Things are said easier than done.

It’s a quote that bears truth to many situations, this issue applies too. All three of us could tell everyone about how bad internalised misogyny is, how vicious the comments can be, how discouraging it is for girls to be beaten down just because they do not fit the perfect definition of a ‘female’, yet if no one actually sit and think for a moment, nothing can be solved.


Awareness isn’t just knowing the issue. We all know what internalised misogyny is, and we all know what it does to women. Awareness is also knowing the signs of the issue, whether it’s by people around you, or yourself.


Sometimes, instead of just listening to an opinion and reacting ‘Yes I agree’, have we ever thought about applying said opinion to ourselves and wonder, “What makes me different than what was said by them?



Taking Action

Can't you act more ladylike?

All of us need to admit once in our lifetime, we are perpetrators to many issues in this world today. We all have contributed that one uncalled-for-comment to feed the issue.
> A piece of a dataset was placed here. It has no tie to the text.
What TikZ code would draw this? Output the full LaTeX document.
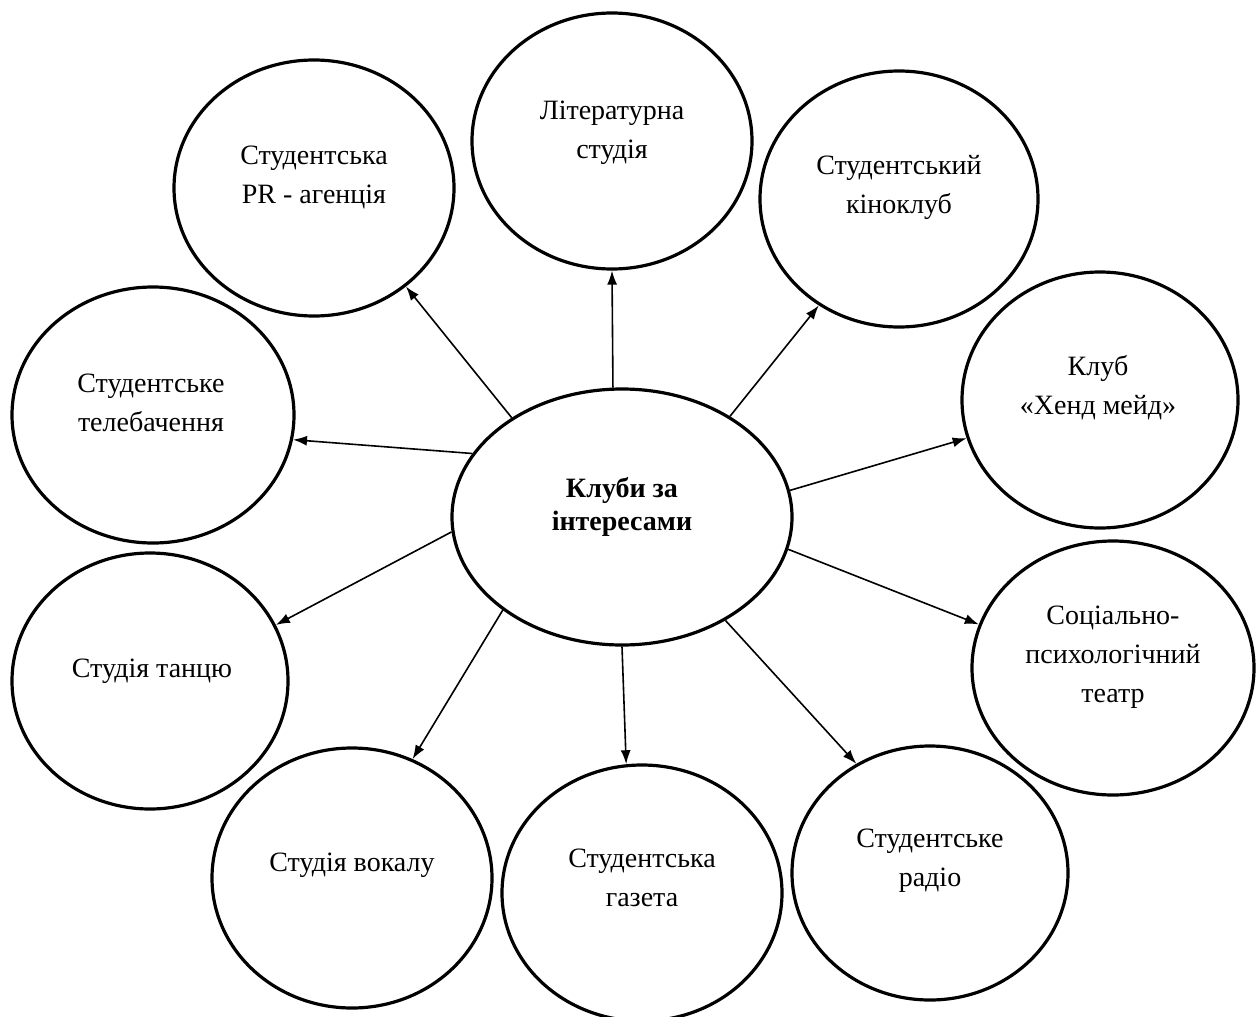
\documentclass[tikz,border=0pt]{standalone}
\usepackage{fontspec}
\setmainfont{Liberation Serif}
\usetikzlibrary{shapes.geometric,arrows.meta}
\begin{document}
\begin{tikzpicture}[x=1pt,y=-1pt,
  ell/.style={draw=black,line width=3.2pt,ellipse,inner sep=0pt,minimum width=280pt,minimum height=256pt},
  lbl/.style={align=center,inner sep=0pt,font=\fontsize{28}{39}\selectfont},
  arr/.style={line width=1.6pt,-{Latex[length=14pt,width=10pt]}}]
\useasboundingbox (0,0) rectangle (1256,1017);
% circles
\node[ell,minimum width=340pt] (c) at (622,517) {};
\node[ell] (lit) at (612,141) {};
\node[ell] (pr) at (314,188) {};
\node[ell,minimum width=278pt] (kino) at (899,199) {};
\node[ell,minimum width=276pt] (hand) at (1100,400) {};
\node[ell,minimum width=282pt] (tv) at (153,415) {};
\node[ell,minimum width=276pt] (dance) at (150,681) {};
\node[ell,minimum height=260pt] (vocal) at (352,878) {};
\node[ell] (gaz) at (642,893) {};
\node[ell,minimum width=276pt,minimum height=254pt] (radio) at (930,873) {};
\node[ell,minimum width=282pt,minimum height=254pt] (teatr) at (1113,668) {};
% texts
\node[lbl,font=\fontsize{28}{33}\selectfont\bfseries] (c-t) at (622,507) {Клуби за\\інтересами};
\node[lbl] (lit-t) at (612,133) {Літературна\\студія};
\node[lbl] (pr-t) at (314,177) {Студентська\\PR - агенція};
\node[lbl] (kino-t) at (899,187) {Студентський\\кіноклуб};
\node[lbl] (hand-t) at (1098,388) {Клуб\\«Хенд мейд»};
\node[lbl] (tv-t) at (151,403) {Студентське\\телебачення};
\node[lbl] (dance-t) at (152,671) {Студія танцю};
\node[lbl] (vocal-t) at (352,865) {Студія вокалу};
\node[lbl] (gaz-t) at (642,878) {Студентська\\газета};
\node[lbl] (radio-t) at (930,861) {Студентське\\радіо};
\node[lbl] (teatr-t) at (1113,657) {Соціально-\\психологічний\\театр};
% arrows
\draw[arr] (c.94.5) -- (lit.270);
\draw[arr] (c.138) -- (pr.313);
\draw[arr] (c.43.4) -- (kino.233);
\draw[arr] (c.9) -- (hand.196);
\draw[arr] (c.157.5) -- (tv.-10.8);
\draw[arr] (c.-11.4) -- (teatr.162);
\draw[arr] (c.185) -- (dance.24);
\draw[arr] (c.218) -- (vocal.63.2);
\draw[arr] (c.270) -- (gaz.97.9);
\draw[arr] (c.315) -- (radio.124.9);
\end{tikzpicture}
\end{document}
It’s easy to disassociate ourselves from issues when you read it from an article or a book that tends to put blame on actions of doing it, rather than the people themselves. When we read them, we will put ourselves on a pedestal, thinking that there’s no way I'm the bad guy.


A bad guy wouldn’t even bother to read such thing, right? Then if you’re not the bad guy and I’m not one either, then who is?


At the very least, all of us should recognize our harmful contribution to internalized misogyny, and take steps to correct our words and actions so that we do not give another grudgeful look to that girl who dressed ‘weirdly’, or telling a girl to close her legs and be proper.

Our first thought may be something that is disgusting to its core when coming across something that is different that what we’re used to, but what makes us the good guys is that we know that’s disgusting and we are aware and mature enough to not unleash the hurtful words to someone else.


 

At the end of the day, fighting such issues that are so deeply rooted to society sometimes feel like a never ending cycle. You’ll feel like the different one, the one with different opinions and the uncommon against a hive. But that’s okay because one step at a time is what we need right now before we break from the pressure and go back to square one.